Trapezoid Formula- Area Calculation Method
What Is a Trapezoid?
A trapezoid is a four-sided shape with one pair of parallel sides. Those parallel sides are called the bases. The other two sides are the legs.
You find trapezoids in roof designs, garden beds, and plenty of construction projects. Getting the area right matters when you're buying materials or estimating costs.
The Trapezoid Area Formula
Here's the formula:
A = ½ × (b₁ + b₂) × h
Where:
- A = area
- b₁ = length of the first base
- b₂ = length of the second base
- h = height (perpendicular distance between the bases)
The formula averages the two bases, then multiplies by the height. That's it.
Why the Formula Works
Think of a trapezoid as a triangle stacked on top of a rectangle. Or think of it as two triangles sharing a base. The math simplifies to averaging those parallel sides.

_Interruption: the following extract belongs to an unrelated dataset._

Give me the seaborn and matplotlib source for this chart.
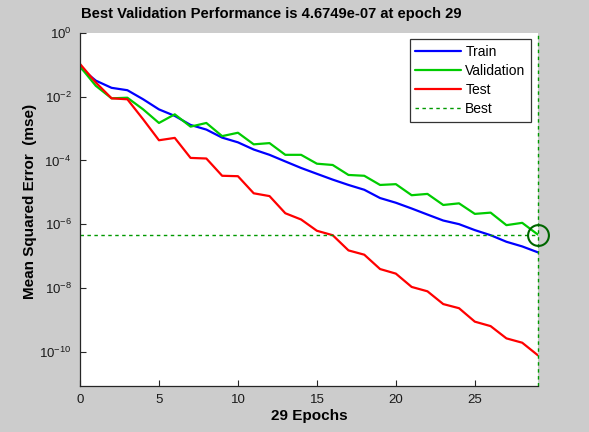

When both bases are equal, you get a parallelogram. When one base shrinks to zero, you get a triangle. The formula handles both cases.
Real Examples
Example 1: Basic Calculation
Your trapezoid has:
- Base 1 (top): 6 cm
- Base 2 (bottom): 10 cm
- Height: 4 cm
Calculation:
A = ½ × (6 + 10) × 4
A = ½ × 16 × 4
A = 8 × 4
A = 32 cm²
Example 2: Larger Numbers
A garden bed shaped like a trapezoid:
- Base 1: 12 feet
- Base 2: 8 feet
- Height: 5 feet
A = ½ × (12 + 8) × 5
A = ½ × 20 × 5
A = 10 × 5
A = 50 square feet
Example 3: Construction Application
Concrete slab for a driveway ramp:
- Top width: 20 feet
- Bottom width: 30 feet
- Slope length (perpendicular height): 15 feet
A = ½ × (20 + 30) × 15 = ½ × 50 × 15 = 375 square feet
At 4 inches thick, that's roughly 4.6 cubic yards of concrete.
Trapezoid vs. Other Shape Formulas
| Shape | Formula | When to Use |
|---|---|---|
| Trapezoid | ½(b₁ + b₂) × h | One pair of parallel sides |
| Parallelogram | b × h | Two pairs of parallel sides |
| Rectangle | l × w | Four right angles |
| Triangle | ½ × b × h | Three sides, one base |
The trapezoid formula covers both parallelogram and triangle as special cases. Set b₁ = b₂ for a parallelogram, or set b₁ = 0 for a triangle.
Common Mistakes
- Using the slanted height instead of perpendicular height. The formula needs the vertical distance between bases, not the leg length.
- Mixing up which sides are the bases. Only the parallel sides count. Measure them carefully.
- Forgetting to halve the sum. Some people add the bases and multiply by height without dividing by 2. That's wrong.
- Using inconsistent units. If one base is in meters and the other in feet, convert first.
How to Calculate Step by Step
Step 1: Measure Both Bases
Use a tape measure or ruler. Get the length of each parallel side. Write them down.
Step 2: Find the Height
Measure the perpendicular distance between the bases. This is the shortest path straight across, not along the slanted sides.
Step 3: Plug Into the Formula
Add the two bases together. Divide by 2. Multiply by the height. Write your answer in square units.
Step 4: Check Your Work
Compare your answer to a rough estimate. If the trapezoid looks like it should be between 40 and 60 square units, and you got 50, you're probably right.
Units Matter
Your answer's units are always squared. Centimeters give square centimeters. Meters give square meters. Feet give square feet.
When ordering materials (like carpet or concrete), always work in consistent units. Convert everything to the same measurement before calculating.
Quick Reference
- Average the two bases: (b₁ + b₂) ÷ 2
- Multiply by height
- Result is your area
Memorize this: average the parallel sides, multiply by the gap between them. That's the whole formula in plain English.